◆ **GIVEN PROBLEM**
Check each line of the data for "chart" and select those that have it.

◆ **SOURCE DATA**
+++

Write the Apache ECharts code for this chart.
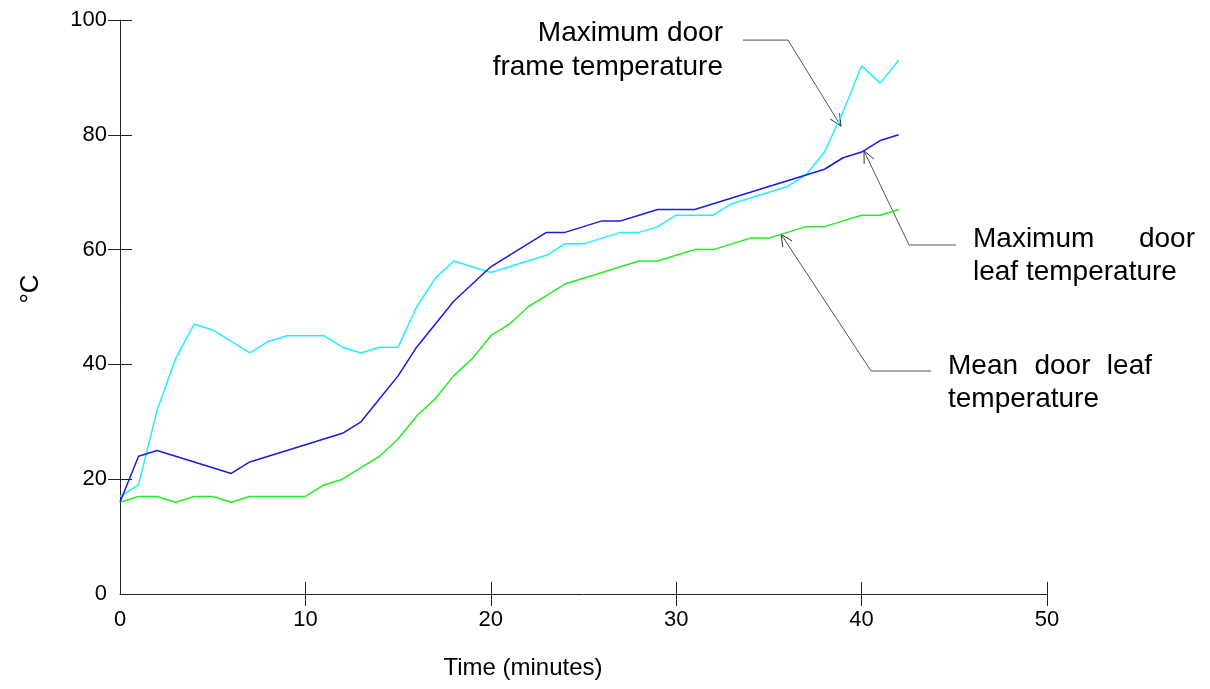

+++

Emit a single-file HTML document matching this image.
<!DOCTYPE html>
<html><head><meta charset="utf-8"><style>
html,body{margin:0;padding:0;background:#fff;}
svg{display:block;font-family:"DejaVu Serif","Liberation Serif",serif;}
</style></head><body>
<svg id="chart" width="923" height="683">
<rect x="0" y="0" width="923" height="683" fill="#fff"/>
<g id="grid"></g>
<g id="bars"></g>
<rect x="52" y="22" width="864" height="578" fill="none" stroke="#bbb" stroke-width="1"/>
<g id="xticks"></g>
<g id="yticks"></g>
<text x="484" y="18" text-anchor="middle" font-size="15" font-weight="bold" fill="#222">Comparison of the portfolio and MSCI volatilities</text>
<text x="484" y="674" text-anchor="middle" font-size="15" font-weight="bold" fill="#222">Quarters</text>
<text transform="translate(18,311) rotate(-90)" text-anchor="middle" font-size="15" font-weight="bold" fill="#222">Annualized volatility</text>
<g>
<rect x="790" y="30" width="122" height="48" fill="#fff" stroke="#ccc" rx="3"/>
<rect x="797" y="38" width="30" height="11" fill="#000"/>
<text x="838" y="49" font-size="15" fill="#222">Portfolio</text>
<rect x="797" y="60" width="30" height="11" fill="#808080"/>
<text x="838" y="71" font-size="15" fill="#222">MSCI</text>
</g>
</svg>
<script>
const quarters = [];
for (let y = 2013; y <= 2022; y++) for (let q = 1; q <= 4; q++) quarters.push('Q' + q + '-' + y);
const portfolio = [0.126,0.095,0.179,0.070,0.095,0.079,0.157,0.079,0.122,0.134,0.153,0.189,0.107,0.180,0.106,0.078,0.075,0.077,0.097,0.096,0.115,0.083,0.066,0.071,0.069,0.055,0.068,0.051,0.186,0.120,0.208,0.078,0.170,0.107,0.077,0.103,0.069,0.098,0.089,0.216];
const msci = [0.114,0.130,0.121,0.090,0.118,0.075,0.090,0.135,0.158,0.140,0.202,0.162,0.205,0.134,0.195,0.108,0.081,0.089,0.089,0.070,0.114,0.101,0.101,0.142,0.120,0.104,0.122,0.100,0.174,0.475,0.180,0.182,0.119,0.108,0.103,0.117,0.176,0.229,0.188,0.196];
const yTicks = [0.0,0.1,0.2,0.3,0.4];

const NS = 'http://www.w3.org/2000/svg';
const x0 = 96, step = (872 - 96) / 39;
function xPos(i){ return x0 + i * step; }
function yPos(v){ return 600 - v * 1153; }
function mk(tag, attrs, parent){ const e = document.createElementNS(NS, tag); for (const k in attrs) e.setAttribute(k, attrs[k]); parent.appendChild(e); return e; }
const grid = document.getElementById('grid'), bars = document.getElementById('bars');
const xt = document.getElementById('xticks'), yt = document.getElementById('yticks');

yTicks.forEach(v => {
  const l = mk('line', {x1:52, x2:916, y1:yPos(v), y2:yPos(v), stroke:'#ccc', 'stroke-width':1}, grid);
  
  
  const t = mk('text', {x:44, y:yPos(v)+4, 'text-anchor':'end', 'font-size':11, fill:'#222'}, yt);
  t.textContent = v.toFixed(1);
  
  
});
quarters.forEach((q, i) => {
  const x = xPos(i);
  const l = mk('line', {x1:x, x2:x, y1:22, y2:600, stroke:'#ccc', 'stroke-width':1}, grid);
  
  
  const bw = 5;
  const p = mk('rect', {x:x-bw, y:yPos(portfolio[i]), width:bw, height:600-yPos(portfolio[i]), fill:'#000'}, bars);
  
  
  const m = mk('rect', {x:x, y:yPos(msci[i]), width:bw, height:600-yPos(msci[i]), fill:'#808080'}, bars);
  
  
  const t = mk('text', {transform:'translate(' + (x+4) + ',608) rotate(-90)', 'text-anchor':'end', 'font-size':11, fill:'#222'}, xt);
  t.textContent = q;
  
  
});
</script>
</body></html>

+++

◆ **RESULT FOR THIS EXERCISE**
Write the Apache ECharts code for this chart.
<svg id="chart" width="923" height="683">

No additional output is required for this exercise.